Historical Context and Evolution

PoS v3 represents a critical refinement over its predecessors, addressing key vulnerabilities:

• PoS v1 (Peercoin): Relied on "coin age" (coins x days held) to weight staking opportunities. This mechanism incentivized users to keep their wallets offline for extended periods to accumulate "coin age," making double-spend attacks easier to execute. PoS v3 completely eliminates "coin age" from its consensus algorithm.

• PoS v2: Improved upon v1 by removing coin age and introducing a more complex stake modifier. However, it still contained vulnerabilities related to timestamp manipulation that could be exploited for "short-range" attacks.

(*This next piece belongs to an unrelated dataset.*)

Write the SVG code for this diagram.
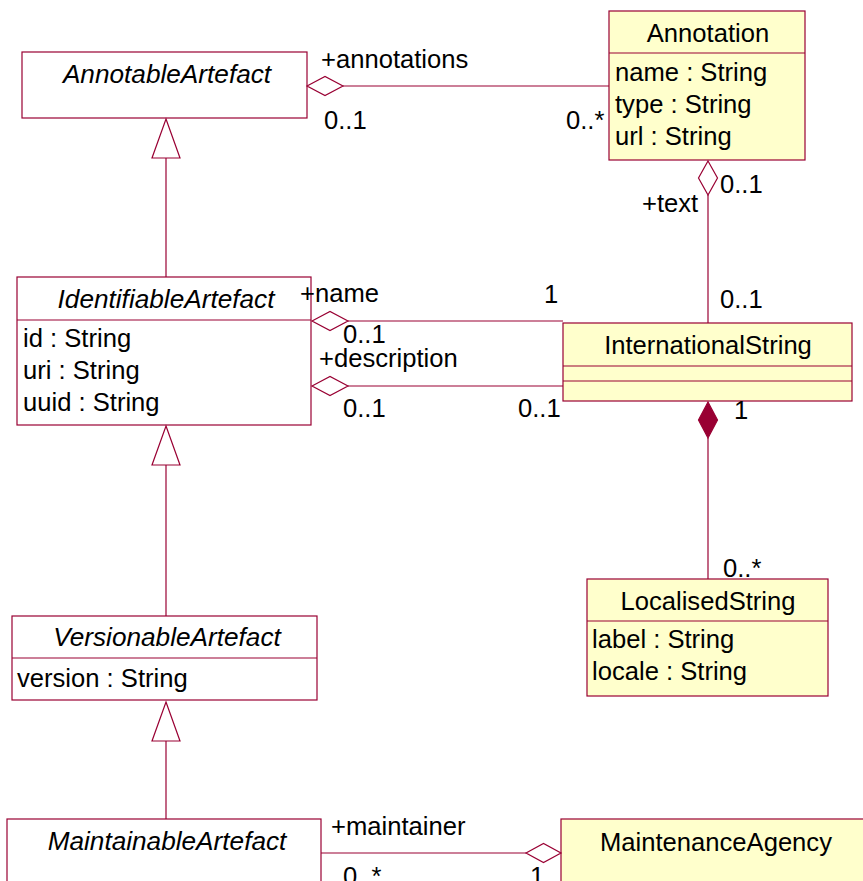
<svg xmlns="http://www.w3.org/2000/svg" width="863" height="881" viewBox="0 0 863 881">
  <style>
    .box { fill: #ffffff; stroke: #990033; stroke-width: 1.2; }
    .cls { fill: #ffffcc; stroke: #990033; stroke-width: 1.2; }
    .div { stroke: #990033; stroke-width: 1.2; }
    .edge { fill: none; stroke: #990033; stroke-width: 1.2; }
    .agg { fill: #ffffff; stroke: #990033; stroke-width: 1.2; }
    .comp { fill: #990033; stroke: #990033; stroke-width: 1.2; }
    .gen { fill: #ffffff; stroke: #990033; stroke-width: 1.2; }
    text { font-family: "Liberation Sans", Arial, sans-serif; font-size: 25.6px; fill: #000000; }
    .title { text-anchor: middle; }
    .abstract { font-style: italic; font-size: 26.2px; text-anchor: middle; }
  </style>

  <g id="AnnotableArtefact">
    <rect class="box" x="22" y="52" width="285" height="66"/>
    <text class="abstract" x="167" y="83">AnnotableArtefact</text>
  </g>

  <g id="IdentifiableArtefact">
    <rect class="box" x="17" y="277" width="294" height="148"/>
    <line class="div" x1="17" y1="320" x2="311" y2="320"/>
    <text class="abstract" x="166" y="308">IdentifiableArtefact</text>
    <text x="23" y="347">id : String</text>
    <text x="23" y="379">uri : String</text>
    <text x="23" y="411">uuid : String</text>
  </g>

  <g id="VersionableArtefact">
    <rect class="box" x="12" y="616" width="305" height="84"/>
    <line class="div" x1="12" y1="658" x2="317" y2="658"/>
    <text class="abstract" x="167" y="646">VersionableArtefact</text>
    <text x="17" y="687">version : String</text>
  </g>

  <g id="MaintainableArtefact">
    <rect class="box" x="7" y="819" width="314" height="100"/>
    <text class="abstract" x="167" y="850">MaintainableArtefact</text>
  </g>

  <g id="Annotation">
    <rect class="cls" x="609" y="11" width="196" height="149"/>
    <line class="div" x1="609" y1="53" x2="805" y2="53"/>
    <text class="title" x="708" y="42">Annotation</text>
    <text x="615" y="81">name : String</text>
    <text x="615" y="113">type : String</text>
    <text x="615" y="145">url : String</text>
  </g>

  <g id="InternationalString">
    <rect class="cls" x="563" y="323" width="289" height="78"/>
    <line class="div" x1="563" y1="366" x2="852" y2="366"/>
    <line class="div" x1="563" y1="381" x2="852" y2="381"/>
    <text class="title" x="708" y="354">InternationalString</text>
  </g>

  <g id="LocalisedString">
    <rect class="cls" x="587" y="579" width="241" height="117"/>
    <line class="div" x1="587" y1="621" x2="828" y2="621"/>
    <text class="title" x="708" y="610">LocalisedString</text>
    <text x="592" y="648">label : String</text>
    <text x="592" y="680">locale : String</text>
  </g>

  <g id="MaintenanceAgency">
    <rect class="cls" x="561" y="819" width="320" height="100"/>
    <text class="title" x="716" y="851">MaintenanceAgency</text>
  </g>

  <!-- connectors, drawn over the class boxes so role names stay on top -->
  <g id="connectors">
    <!-- generalizations -->
    <line class="edge" x1="166" y1="158" x2="166" y2="277"/>
    <polygon class="gen" points="166,119 180,158 152,158"/>
    <line class="edge" x1="166" y1="465" x2="166" y2="616"/>
    <polygon class="gen" points="166,426 180,465 152,465"/>
    <line class="edge" x1="166" y1="741" x2="166" y2="819"/>
    <polygon class="gen" points="166,702 180,741 152,741"/>

    <!-- annotations aggregation -->
    <line class="edge" x1="343" y1="86" x2="609" y2="86"/>
    <polygon class="agg" points="307,86 325,76.5 343,86 325,95.5"/>

    <!-- name aggregation -->
    <line class="edge" x1="348" y1="321" x2="563" y2="321"/>
    <polygon class="agg" points="312,321 330,311.5 348,321 330,330.5"/>

    <!-- description aggregation -->
    <line class="edge" x1="348" y1="386" x2="563" y2="386"/>
    <polygon class="agg" points="312,386 330,376.5 348,386 330,395.5"/>

    <!-- text aggregation -->
    <line class="edge" x1="708" y1="195" x2="708" y2="323"/>
    <polygon class="agg" points="708,161 717.5,178 708,195 698.5,178"/>

    <!-- localised strings composition -->
    <line class="edge" x1="708" y1="438" x2="708" y2="579"/>
    <polygon class="comp" points="708,402 717.5,420 708,438 698.5,420"/>

    <!-- maintainer aggregation -->
    <line class="edge" x1="321" y1="853" x2="526" y2="853"/>
    <polygon class="agg" points="526,853 543.5,843.5 561,853 543.5,862.5"/>

    <!-- role names and multiplicities -->
    <text x="321" y="68">+annotations</text>
    <text x="324" y="129">0..1</text>
    <text x="566" y="129">0..*</text>
    <text x="720" y="193">0..1</text>
    <text x="642" y="212">+text</text>
    <text x="720" y="308">0..1</text>
    <text x="300" y="302">+name</text>
    <text x="544" y="303">1</text>
    <text x="343" y="343">0..1</text>
    <text x="319" y="367">+description</text>
    <text x="343" y="417">0..1</text>
    <text x="518" y="417">0..1</text>
    <text x="734" y="419">1</text>
    <text x="723" y="577">0..*</text>
    <text x="331" y="835">+maintainer</text>
    <text x="343" y="885">0..*</text>
    <text x="530" y="885">1</text>
  </g>
</svg>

• PoS v3: Solved the "short-range" attack vector by removing the previous block's timestamp from the stake modifier. It also simplified the UTXO confirmation-age check from a time-based metric to a block-depth-based one, making it more robust against timewarp attacks.

By decoupling consensus from easily manipulated data and implementing a rigorous set of protocol rules, PoS v3 offers a decentralized and secure consensus system that is more efficient and sustainable than PoW, while avoiding the pitfalls of earlier staking models.

Summary

Qtum staking allows holders to help secure the blockchain by lending their computational resources in exchange for a reward in tokens. Staking is far less energy intensive than Proof of Work, and is far more accessible to everyone. There's no specialized hardware required to participate, anyone can stake Qtum using a device (including a Raspberry Pi), no ASIC is required. Users who don't want to leave a wallet open for staking can simply delegate their Qtum to a Superstaker and pay a portion of their staking rewards, with no risk to their coins being lost or stolen because the coins never actually leave their wallet. Because Qtum is completely decentralized, no wallets can be blacklisted or deleted by centralized entities.